At any given moment, my thoughts and feelings swirl in my brain like a game of musical chairs. When the music stops, I’m left standing—fitting, since I have trouble sitting still anyway.


In the moment, these experiences feel normal—not in the air-quote “normal” sense, but in the sense that they are my normal. I’ve accepted myself as an anxious, clumsy, overthinking, highly sensitive, recovering people-pleaser with poor time management. To me, that’s just who I am. And after all the therapy, self-reflection, and affirmations, I’ve learned to to have compassion for even the most challenging parts of myself.

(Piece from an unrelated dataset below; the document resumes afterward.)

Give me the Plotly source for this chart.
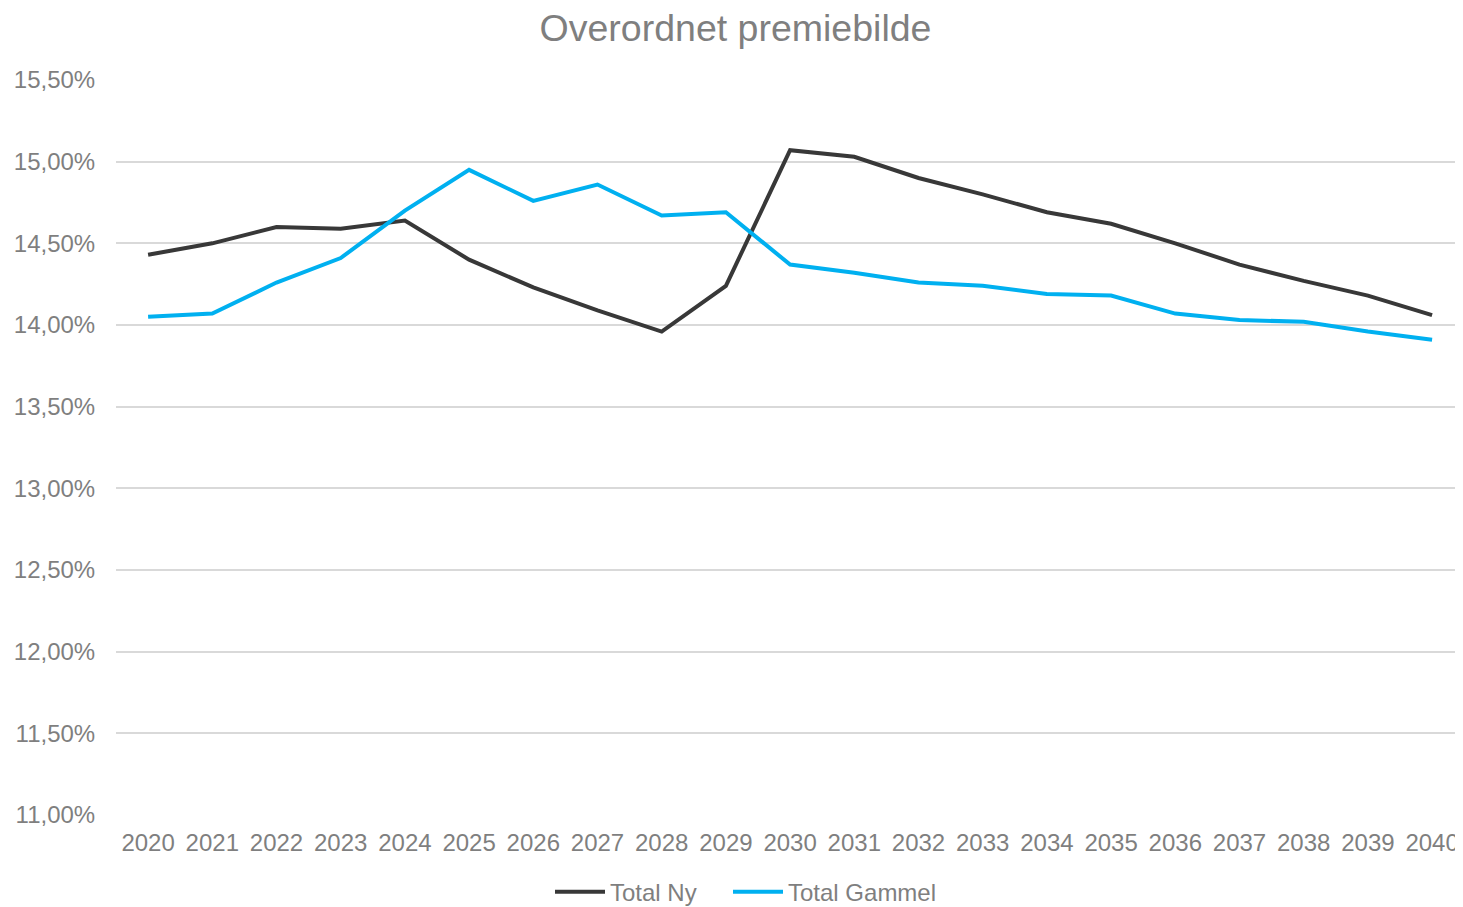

I decided to bring my ADHD questions to my therapist first rather than my doctor because, ultimately the idea of being rejected or invalidated is what has held me back from speaking these concerns out loud up until this point. My doctor has not necessarily given me a reason to think she’d dismiss me, but I don’t feel entirely safe from her judgment. My therapist, on the other hand, has always made me feel validated—even when offering necessary reality checks.


This fear isn’t new. It’s the same fear I’ve had all my life: fear of the reaction more than the thing itself. I’ve always felt the need to explain myself—to justify all of my actions and choices before I'm even questioned on them. I mentally prepare to defend my every decision as if I do not have the right to make them for myself.


I’m afraid of being judged for self-diagnosing. Afraid of being seen as attention-seeking. Afraid I am attention-seeking. Afraid I’m wrong and there’s no explanation for how I feel.


At the same time, I’m afraid I’m right—and I’m not sure what that means.